» **Problem statement**:
Every line below should be copied exactly; drop the pictures.

» **Data provided**:
-- -- --

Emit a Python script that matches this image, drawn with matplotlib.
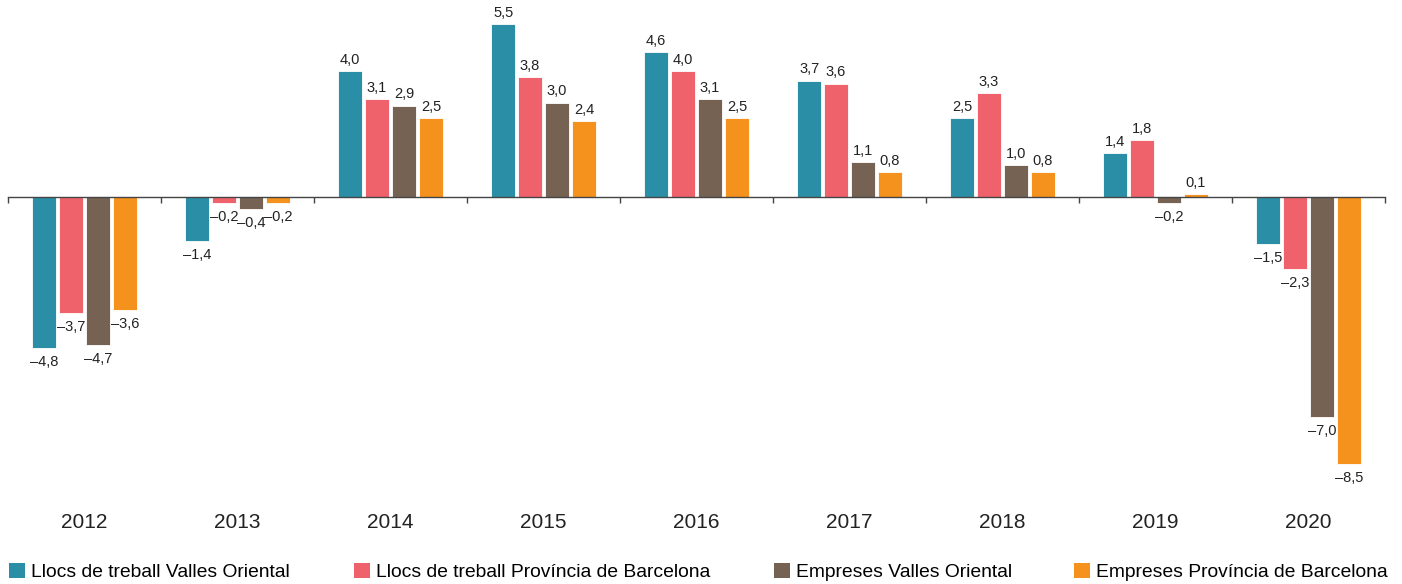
import numpy as np
import matplotlib.pyplot as plt
from matplotlib.patches import Patch
import matplotlib.transforms as mtransforms

plt.rcParams['font.family'] = ['Liberation Sans', 'DejaVu Sans']

years = ['2012', '2013', '2014', '2015', '2016', '2017', '2018', '2019', '2020']
series_names = ['Llocs de treball Valles Oriental',
                'Llocs de treball Província de Barcelona',
                'Empreses Valles Oriental',
                'Empreses Província de Barcelona']
llocs_vo = [-4.8, -1.4, 4.0, 5.5, 4.6, 3.7, 2.5, 1.4, -1.5]
llocs_pb = [-3.7, -0.2, 3.1, 3.8, 4.0, 3.6, 3.3, 1.8, -2.3]
empreses_vo = [-4.7, -0.4, 2.9, 3.0, 3.1, 1.1, 1.0, -0.2, -7.0]
empreses_pb = [-3.6, -0.2, 2.5, 2.4, 2.5, 0.8, 0.8, 0.1, -8.5]
colors = ['#2a8fa6', '#f0626b', '#766253', '#f5921e']

W, H = 1402, 584
fig = plt.figure(figsize=(W / 100, H / 100), dpi=100)
ax = fig.add_axes([8 / W, (H - 500) / H, 1377 / W, 500 / H])

x = np.arange(len(years))
width = 0.157
step = 0.176
series = [llocs_vo, llocs_pb, empreses_vo, empreses_pb]

for i, (vals, col) in enumerate(zip(series, colors)):
    pos = x + (i - 1.5) * step
    ax.bar(pos, vals, width, color=col, edgecolor='white', linewidth=0.6)
    for px, v in zip(pos, vals):
        txt = f'{abs(v):.1f}'.replace('.', ',')
        if v < 0:
            ax.annotate('\u2013' + txt, (px, v), xytext=(0, -5), textcoords='offset points',
                        ha='center', va='top', fontsize=10.5, color='#222222')
        else:
            ax.annotate(txt, (px, v), xytext=(0, 3), textcoords='offset points',
                        ha='center', va='bottom', fontsize=10.5, color='#222222')

ax.set_xlim(-0.5, len(years) - 0.5)
ax.set_ylim(-9.64, 6.26)

for s in ['top', 'right', 'left']:
    ax.spines[s].set_visible(False)
ax.spines['bottom'].set_position(('data', 0))
ax.spines['bottom'].set_color('#444444')
ax.spines['bottom'].set_linewidth(1.0)
ax.set_yticks([])
ax.set_xticks(np.arange(len(years) + 1) - 0.5)
ax.set_xticklabels([])
ax.tick_params(axis='x', direction='out', length=4, color='#444444', width=1.0)

trans = mtransforms.blended_transform_factory(ax.transData, ax.transAxes)
for xi, yr in zip(x, years):
    ax.text(xi, -0.044, yr, transform=trans, ha='center', va='center',
            fontsize=15, color='#222222')

# legend entries placed one by one, like in the original
legend_x = [9, 354, 774, 1074]
for lx, name, c in zip(legend_x, series_names, colors):
    fig.legend([Patch(facecolor=c, edgecolor='none')], [name], loc='center left',
               bbox_to_anchor=(lx / W, 1 - 572 / H), frameon=False, fontsize=13.9,
               handlelength=0.82, handleheight=0.82, handletextpad=0.3,
               borderpad=0, borderaxespad=0)

fig.savefig('out.png', dpi=100)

-- -- --

» **Exercise solution**:
Emit a Python script that matches this image, drawn with matplotlib.
import numpy as np
import matplotlib.pyplot as plt
from matplotlib.patches import Patch
import matplotlib.transforms as mtransforms

plt.rcParams['font.family'] = ['Liberation Sans', 'DejaVu Sans']

years = ['2012', '2013', '2014', '2015', '2016', '2017', '2018', '2019', '2020']
series_names = ['Llocs de treball Valles Oriental',
                'Llocs de treball Província de Barcelona',
                'Empreses Valles Oriental',
                'Empreses Província de Barcelona']
llocs_vo = [-4.8, -1.4, 4.0, 5.5, 4.6, 3.7, 2.5, 1.4, -1.5]
llocs_pb = [-3.7, -0.2, 3.1, 3.8, 4.0, 3.6, 3.3, 1.8, -2.3]
empreses_vo = [-4.7, -0.4, 2.9, 3.0, 3.1, 1.1, 1.0, -0.2, -7.0]
empreses_pb = [-3.6, -0.2, 2.5, 2.4, 2.5, 0.8, 0.8, 0.1, -8.5]
colors = ['#2a8fa6', '#f0626b', '#766253', '#f5921e']

W, H = 1402, 584
fig = plt.figure(figsize=(W / 100, H / 100), dpi=100)
ax = fig.add_axes([8 / W, (H - 500) / H, 1377 / W, 500 / H])

x = np.arange(len(years))
width = 0.157
step = 0.176
series = [llocs_vo, llocs_pb, empreses_vo, empreses_pb]

for i, (vals, col) in enumerate(zip(series, colors)):
    pos = x + (i - 1.5) * step
    ax.bar(pos, vals, width, color=col, edgecolor='white', linewidth=0.6)
    for px, v in zip(pos, vals):
        txt = f'{abs(v):.1f}'.replace('.', ',')
        if v < 0:
            ax.annotate('\u2013' + txt, (px, v), xytext=(0, -5), textcoords='offset points',
                        ha='center', va='top', fontsize=10.5, color='#222222')
        else:
            ax.annotate(txt, (px, v), xytext=(0, 3), textcoords='offset points',
                        ha='center', va='bottom', fontsize=10.5, color='#222222')

ax.set_xlim(-0.5, len(years) - 0.5)
ax.set_ylim(-9.64, 6.26)

for s in ['top', 'right', 'left']:
    ax.spines[s].set_visible(False)
ax.spines['bottom'].set_position(('data', 0))
ax.spines['bottom'].set_color('#444444')
ax.spines['bottom'].set_linewidth(1.0)
ax.set_yticks([])
ax.set_xticks(np.arange(len(years) + 1) - 0.5)
ax.set_xticklabels([])
ax.tick_params(axis='x', direction='out', length=4, color='#444444', width=1.0)

trans = mtransforms.blended_transform_factory(ax.transData, ax.transAxes)
for xi, yr in zip(x, years):
    ax.text(xi, -0.044, yr, transform=trans, ha='center', va='center',
            fontsize=15, color='#222222')

# legend entries placed one by one, like in the original
legend_x = [9, 354, 774, 1074]
for lx, name, c in zip(legend_x, series_names, colors):
    fig.legend([Patch(facecolor=c, edgecolor='none')], [name], loc='center left',
               bbox_to_anchor=(lx / W, 1 - 572 / H), frameon=False, fontsize=13.9,
               handlelength=0.82, handleheight=0.82, handletextpad=0.3,
               borderpad=0, borderaxespad=0)

fig.savefig('out.png', dpi=100)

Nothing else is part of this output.